> [INSTRUCTIONS FOR THE TASK] Determine the number of lines that contain the word "matplotlib", then state that number and nothing more.

> [DATASET EXTRACT]
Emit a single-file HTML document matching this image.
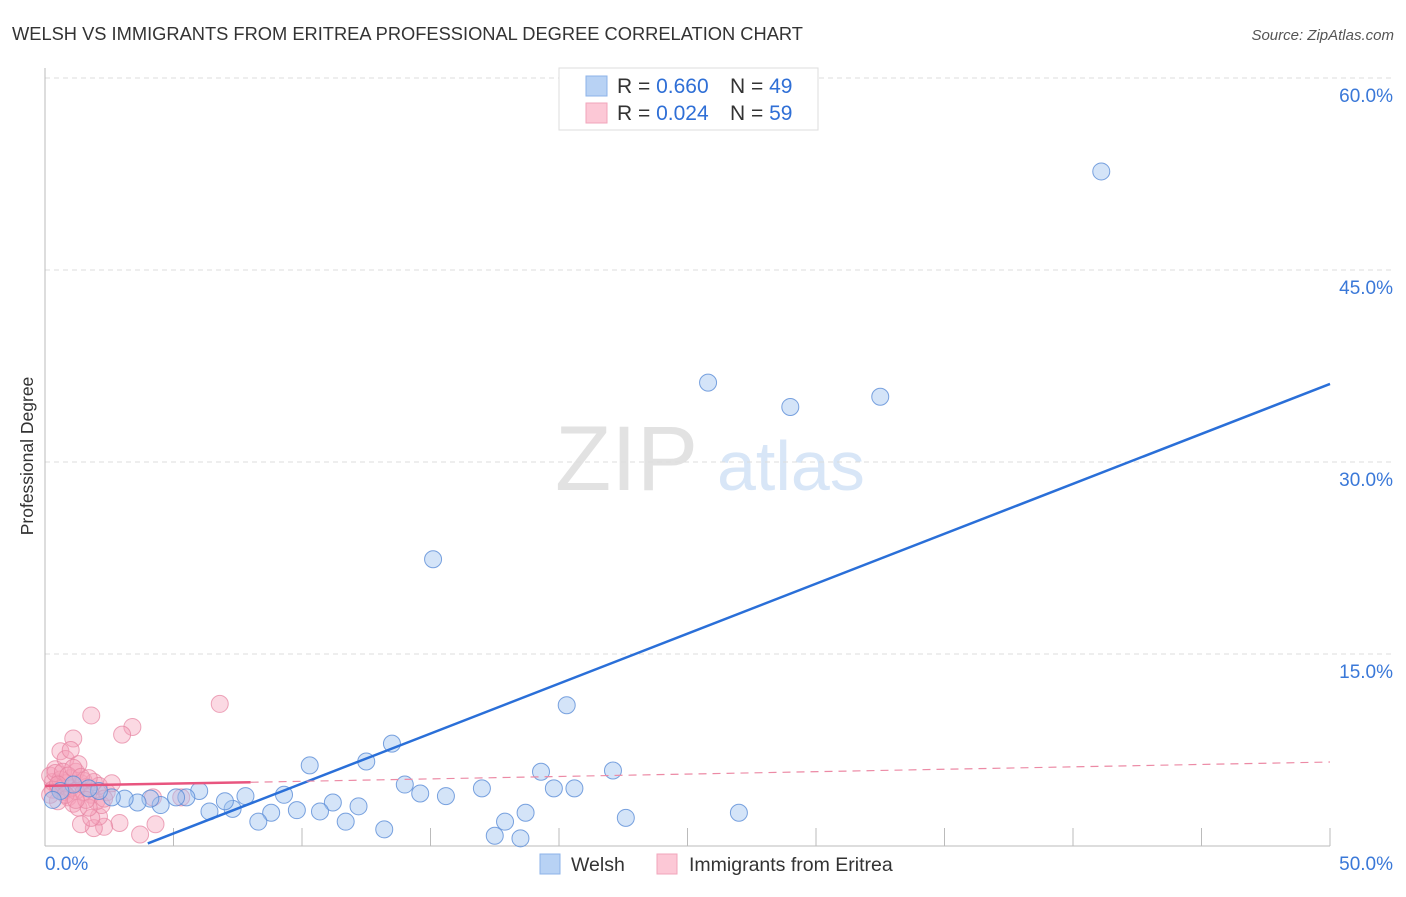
<!DOCTYPE html>
<html><head><meta charset="utf-8"><style>
body{margin:0;background:#fff;font-family:"Liberation Sans",sans-serif;}
svg text{font-family:"Liberation Sans",sans-serif;}
</style></head><body>
<svg id="chart" width="1406" height="892">
<text x="12" y="40" font-size="18.3" fill="#333">WELSH VS IMMIGRANTS FROM ERITREA PROFESSIONAL DEGREE CORRELATION CHART</text>
<text x="1394" y="40" font-size="15" fill="#555" font-style="italic" text-anchor="end">Source: ZipAtlas.com</text>
<text x="33" y="456" font-size="17.5" fill="#333" transform="rotate(-90 33 456)" text-anchor="middle">Professional Degree</text>
<g>
<text x="555" y="490" font-size="92" fill="#e2e2e2" font-family="Liberation Serif,serif">ZIP</text>
<text x="717" y="490" font-size="70" fill="#d8e6f7">atlas</text>
</g>
<g id="grid"></g><g id="pts"></g><g id="lines"></g>
<g>
<rect x="559" y="68" width="259" height="62" fill="#fff" stroke="#ddd"/>
<rect x="586" y="76" width="21" height="20" fill="#b8d2f4" stroke="#8db3e8"/>
<rect x="586" y="103" width="21" height="20" fill="#fcc8d6" stroke="#f1a5bb"/>
<text x="617" y="93" font-size="21" fill="#333">R = <tspan fill="#2f6fd6">0.660</tspan><tspan x="730">N = </tspan><tspan fill="#2f6fd6">49</tspan></text>
<text x="617" y="120" font-size="21" fill="#333">R = <tspan fill="#2f6fd6">0.024</tspan><tspan x="730">N = </tspan><tspan fill="#2f6fd6">59</tspan></text>
</g>
<g>
<rect x="540" y="854" width="20" height="20" fill="#b8d2f4" stroke="#8db3e8"/>
<text x="571" y="871" font-size="19.5" fill="#333">Welsh</text>
<rect x="657" y="854" width="20" height="20" fill="#fcc8d6" stroke="#f1a5bb"/>
<text x="689" y="871" font-size="19.5" fill="#333">Immigrants from Eritrea</text>
</g>
</svg>
<script>
const yTicks=[15,30,45,60];
const yTickLabels=["15.0%","30.0%","45.0%","60.0%"];
const xTickLabels=["0.0%","50.0%"];
const welshX=[41.1,25.8,29.0,32.5,15.1,20.3,13.5,10.3,12.5,22.1,19.3,14.0,14.6,15.6,17.0,19.8,20.6,18.7,17.9,17.5,18.5,13.2,11.7,12.2,11.2,10.7,9.8,8.8,8.3,9.3,7.8,7.3,7.0,6.4,6.0,5.5,5.1,4.5,4.1,3.6,3.1,2.6,2.1,1.7,1.1,0.6,0.3,22.6,27.0];
const welshY=[52.7,36.2,34.3,35.1,22.4,11.0,8.0,6.3,6.6,5.9,5.8,4.8,4.1,3.9,4.5,4.5,4.5,2.6,1.9,0.8,0.6,1.3,1.9,3.1,3.4,2.7,2.8,2.6,1.9,4.0,3.9,2.9,3.5,2.7,4.3,3.8,3.8,3.2,3.7,3.4,3.7,3.8,4.3,4.5,4.8,4.3,3.6,2.2,2.6];
const eriX=[1.8,6.8,3.4,3.0,1.1,4.3,3.7,2.9,2.3,1.9,1.4,2.1,1.8,4.2,5.3,0.3,0.5,0.2,0.4,0.6,0.8,1.0,1.2,1.4,0.7,0.9,1.1,1.3,0.5,0.3,1.5,1.6,1.8,2.0,2.2,1.7,0.6,0.8,1.0,1.2,0.4,1.9,2.1,2.4,1.3,1.0,0.2,0.7,1.5,0.9,1.1,1.6,2.3,0.5,1.4,0.8,1.2,1.7,2.6];
const eriY=[10.2,11.1,9.3,8.7,8.4,1.7,0.9,1.8,1.5,1.4,1.7,2.3,2.2,3.8,3.8,5.0,4.6,5.5,6.0,7.4,6.8,5.3,5.8,4.9,4.2,3.8,3.3,3.0,3.5,4.4,5.1,4.6,4.0,3.5,3.2,3.0,5.2,4.9,4.5,4.3,5.7,5.0,4.7,4.2,6.4,7.5,4.0,5.8,4.2,5.5,6.1,3.6,3.7,4.8,5.4,4.0,3.6,5.3,4.9];
const welshLine=[[4.0,0.2],[50,36.1]];
const eriLine=[[0,4.7],[8,4.98],[50,6.56]];
const X=v=>45+v*25.7, Y=v=>846-v*12.8;
const NS="http://www.w3.org/2000/svg";
function mk(tag,attrs,parent){const e=document.createElementNS(NS,tag);for(const k in attrs)e.setAttribute(k,attrs[k]);document.getElementById(parent).appendChild(e);return e;}
yTicks.forEach((t,i)=>{
 const l=mk('line',{x1:45,x2:1394,y1:Y(t),y2:Y(t),stroke:'#ddd','stroke-dasharray':'5,4'},'grid');
 
 
 const tx=mk('text',{x:1393,y:Y(t)+24,'font-size':19,fill:'#3a78d8','text-anchor':'end'},'grid');tx.textContent=yTickLabels[i];
 
 
});
for(let i=1;i<=10;i++){const v=i*5;const l=mk('line',{x1:X(v),x2:X(v),y1:828,y2:846,stroke:'#bbb'},'grid');
 
 }
const ax=mk('line',{x1:45,x2:1330,y1:846,y2:846,stroke:'#bbb'},'grid');


const ay=mk('line',{x1:45,x2:45,y1:68,y2:846,stroke:'#bbb'},'grid');


[[0,'start',45],[50,'end',1393]].forEach((d,i)=>{const t=mk('text',{x:d[2],y:870,'font-size':19,fill:'#3a78d8','text-anchor':d[1]},'grid');t.textContent=xTickLabels[i];
 
 });
eriX.forEach((x,i)=>{const c=mk('circle',{cx:X(x),cy:Y(eriY[i]),r:8.5,fill:'rgba(244,160,185,0.4)',stroke:'rgba(230,130,160,0.7)'},'pts');
 
 });
welshX.forEach((x,i)=>{const c=mk('circle',{cx:X(x),cy:Y(welshY[i]),r:8.5,fill:'rgba(160,195,240,0.45)',stroke:'rgba(90,140,215,0.8)'},'pts');
 
 });
const bl=mk('line',{x1:X(welshLine[0][0]),y1:Y(welshLine[0][1]),x2:X(welshLine[1][0]),y2:Y(welshLine[1][1]),stroke:'#2a6fd8','stroke-width':2.5},'lines');


const pl=mk('line',{x1:X(eriLine[0][0]),y1:Y(eriLine[0][1]),x2:X(eriLine[1][0]),y2:Y(eriLine[1][1]),stroke:'#e8557f','stroke-width':2.5},'lines');


const pd=mk('line',{x1:X(eriLine[1][0]),y1:Y(eriLine[1][1]),x2:X(eriLine[2][0]),y2:Y(eriLine[2][1]),stroke:'#ec8aa5','stroke-width':1.2,'stroke-dasharray':'8,6'},'lines');


</script>
</body></html>
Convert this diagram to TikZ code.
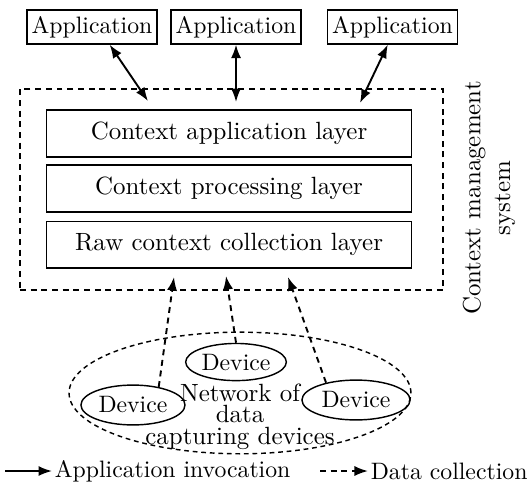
\documentclass[tikz,border=0pt]{standalone}
\usepackage{tikz}
\usetikzlibrary{shapes,arrows.meta,positioning,calc}

\newcommand{\bigtext}{\fontsize{10.5}{12.5}\selectfont}

\begin{document}
\begin{tikzpicture}[
    appbox/.style={rectangle, draw, semithick, minimum width=1.92cm, minimum height=0.5cm, inner sep=2pt},
    layer/.style={rectangle, draw, semithick, minimum width=5.4cm, minimum height=0.69cm, font=\bigtext},
    cmsbox/.style={rectangle, draw, semithick, dash pattern=on 2.5pt off 2pt, minimum width=6.26cm, minimum height=2.975cm},
    device/.style={ellipse, draw, semithick, minimum width=1.54cm, minimum height=0.59cm, inner sep=0pt},
    netwk/.style={ellipse, draw, semithick, dash pattern=on 2pt off 1.6pt, minimum width=5.06cm, minimum height=1.8cm},
    invoke/.style={{Latex[length=2mm,width=1.5mm]}-{Latex[length=2mm,width=1.5mm]}, thick},
    collect/.style={-{Latex[length=2mm,width=1.5mm]}, thick, dash pattern=on 2.5pt off 2pt},
    legend/.style={anchor=west, inner sep=1pt}
]
\useasboundingbox (0,0) rectangle (7.859,-7.282);

% Applications on top
\node[appbox] (app1) at (1.362,-0.400) {Application};
\node[appbox] (app2) at (3.493,-0.400) {Application};
\node[appbox] (app3) at (5.809,-0.400) {Application};

% Context management system with its three layers
\node[cmsbox] (cms) at (3.426,-2.805) {};
\node[layer] (ctxapp) at (3.39,-1.976) {Context application layer};
\node[layer] (ctxproc) at (3.39,-2.790) {Context processing layer};
\node[layer] (rawcoll) at (3.39,-3.619) {Raw context collection layer};
\node[rotate=90, align=center, font=\bigtext] (cmslabel) at (7.237,-2.930) {Context management\\system};

% Invocation arrows between applications and the system
\coordinate (in1) at (2.190,-1.495);
\coordinate (in2) at (3.493,-1.510);
\coordinate (in3) at (5.328,-1.524);
\draw[invoke] (app1.-45) -- (in1);
\draw[invoke] (app2.south) -- (in2);
\draw[invoke] (app3.-105) -- (in3);

% Network of devices
\node[netwk] (net) at (3.552,-5.816) {};
\node[device] (dev1) at (1.968,-5.994) {Device};
\node[device, minimum width=1.49cm, minimum height=0.55cm] (dev2) at (3.493,-5.358) {Device};
\node[device, minimum width=1.6cm] (dev3) at (5.269,-5.920) {Device};
\node[align=center, inner sep=0pt, font=\bigtext] (netlabel) at (3.552,-6.165) {Network of\\[-3.5pt]data\\[-3.5pt]capturing devices};

% Data collection arrows
\coordinate (out1) at (2.575,-4.100);
\coordinate (out2) at (3.345,-4.085);
\coordinate (out3) at (4.262,-4.100);
\draw[collect] (dev1.35) -- (out1);
\draw[collect] (dev2.north) -- (out2);
\draw[collect] (dev3.150) -- (out3);

% Legend
\node[legend] (invoc) at (0.77,-6.971) {Application invocation};
\coordinate (invocstart) at (0.074,-6.971);
\draw[-{Latex[length=2mm,width=1.5mm]}, thick] (invocstart) -- (invoc.west);
\node[legend] (datacoll) at (5.446,-6.971) {Data collection};
\coordinate (collstart) at (4.736,-6.971);
\draw[collect] (collstart) -- (datacoll.west);

\end{tikzpicture}
\end{document}
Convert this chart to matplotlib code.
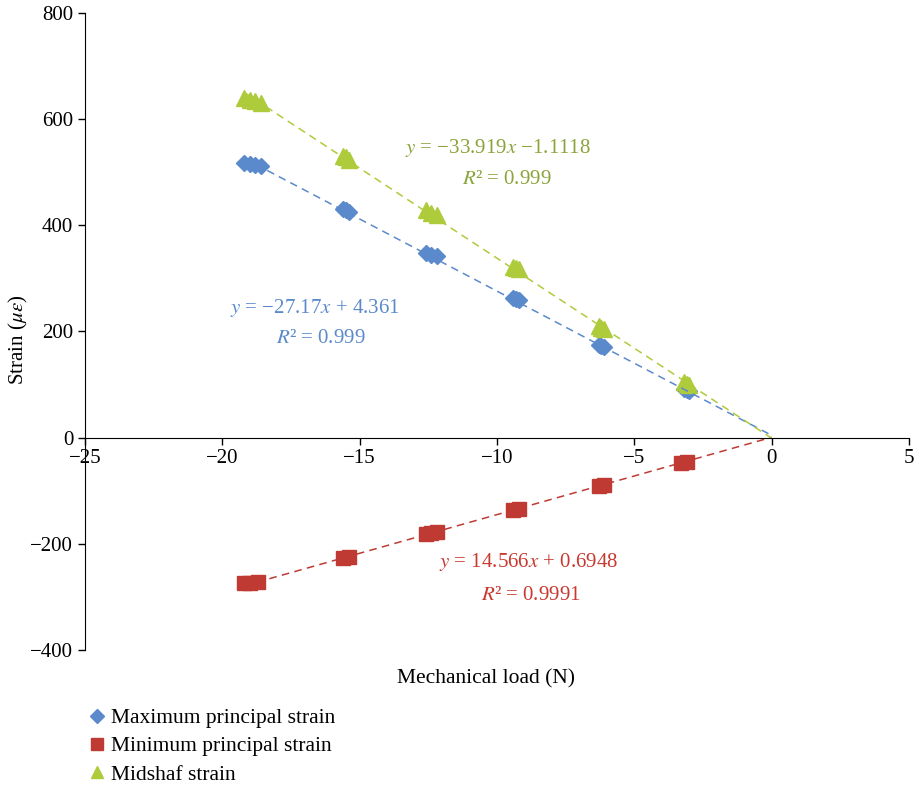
import matplotlib

matplotlib.use("Agg", force=True)
import matplotlib.pyplot as plt
import numpy as np

plt.rcParams["font.family"] = ["Liberation Serif", "DejaVu Serif"]
plt.rcParams["mathtext.fontset"] = "stix"

# mechanical load (N) and strain (microstrain), several readings per load step
load_max = [-19.2, -19.0, -18.8, -18.6, -15.6, -15.5, -15.4, -12.6, -12.4, -12.2,
            -9.4, -9.3, -9.2, -6.3, -6.2, -6.1, -3.2, -3.1, -3.0]
strain_max = [517, 515, 513, 511, 430, 428, 425, 348, 345, 342,
              264, 262, 260, 174, 172, 170, 92, 90, 88]

load_min = [-19.2, -19.0, -18.7, -15.6, -15.4, -12.6, -12.4, -12.2,
            -9.4, -9.2, -6.3, -6.1, -3.3, -3.1]
strain_min = [-274, -273, -272, -227, -225, -182, -180, -178,
              -136, -134, -91, -89, -47, -45]

load_mid = [-19.2, -19.0, -18.8, -18.6, -15.6, -15.5, -15.4, -12.6, -12.4, -12.2,
            -9.4, -9.3, -9.2, -6.3, -6.2, -6.1, -3.2, -3.1, -3.0]
strain_mid = [640, 637, 634, 631, 531, 528, 524, 428, 424, 420,
              322, 319, 317, 210, 207, 205, 104, 102, 100]

# linear trend lines (slope, intercept, R^2) as printed on the chart
fit_max = (-27.17, 4.361, "0.999")
fit_min = (14.566, 0.6948, "0.9991")
fit_mid = (-33.919, -1.1118, "0.999")

c_max, c_min, c_mid = "#5A8ACB", "#BF3A33", "#AECB3C"
t_max, t_min, t_mid = "#5A8ACB", "#C8382F", "#8AA33A"

fig = plt.figure(figsize=(9.17, 7.89), dpi=100)
ax = fig.add_axes([85 / 917, 1 - 650 / 789, (909 - 85) / 917, (650 - 13) / 789])

ax.plot(load_max, strain_max, "D", color=c_max, ms=8, label="Maximum principal strain")
ax.plot(load_min, strain_min, "s", color=c_min, ms=9.5, label="Minimum principal strain")
ax.plot(load_mid, strain_mid, "^", color=c_mid, ms=11, label="Midshaf strain")

for (slope, icpt, _), xs, col in [(fit_max, load_max, c_max), (fit_min, load_min, c_min),
                                  (fit_mid, load_mid, c_mid)]:
    xx = np.array([min(xs), 0.0])
    ax.plot(xx, slope * xx + icpt, "--", color=col, lw=1.1, dashes=(5, 3.5))

fs = 15
ax.text(-9.98, 546, r"$y$ = −33.919$x$ −1.1118", color=t_mid, fontsize=fs, ha="center", va="center")
ax.text(-9.65, 487, r"$R$² = " + fit_mid[2], color=t_mid, fontsize=fs, ha="center", va="center")
ax.text(-16.64, 245, r"$y$ = −27.17$x$ + 4.361", color=t_max, fontsize=fs, ha="center", va="center")
ax.text(-16.42, 186, r"$R$² = " + fit_max[2], color=t_max, fontsize=fs, ha="center", va="center")
ax.text(-8.85, -235, r"$y$ = 14.566$x$ + 0.6948", color=t_min, fontsize=fs, ha="center", va="center")
ax.text(-8.78, -297, r"$R$² = " + fit_min[2], color=t_min, fontsize=fs, ha="center", va="center")

ax.set_xlim(-25, 5)
ax.set_ylim(-400, 800)
ax.set_xticks([-25, -20, -15, -10, -5, 0, 5])
ax.set_yticks([-400, -200, 0, 200, 400, 600, 800])
ax.set_xticklabels(["\u221225", "\u221220", "\u221215", "\u221210", "\u22125", "0", "5"])
ax.set_yticklabels(["\u2212400", "\u2212200", "0", "200", "400", "600", "800"])
ax.spines["bottom"].set_position(("data", 0))
ax.spines["top"].set_visible(False)
ax.spines["right"].set_visible(False)
ax.tick_params(labelsize=15, length=5, width=1, direction="out")

ax.text(0.487, -0.045, "Mechanical load (N)", transform=ax.transAxes, fontsize=15.5,
        ha="center", va="center")
fig.text(18 / 917, 1 - 340 / 789, r"Strain ($\mu\varepsilon$)", rotation=90, fontsize=15,
         ha="center", va="center")

fig.legend(loc="upper left", bbox_to_anchor=(86 / 917, 1 - 708 / 789), frameon=False,
           fontsize=15.5, handletextpad=0.15, labelspacing=0.38, handlelength=1.0,
           markerscale=0.85, borderaxespad=0, borderpad=0)

fig.savefig("out.png", dpi=100)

> [CORRECT RESPONSE] 4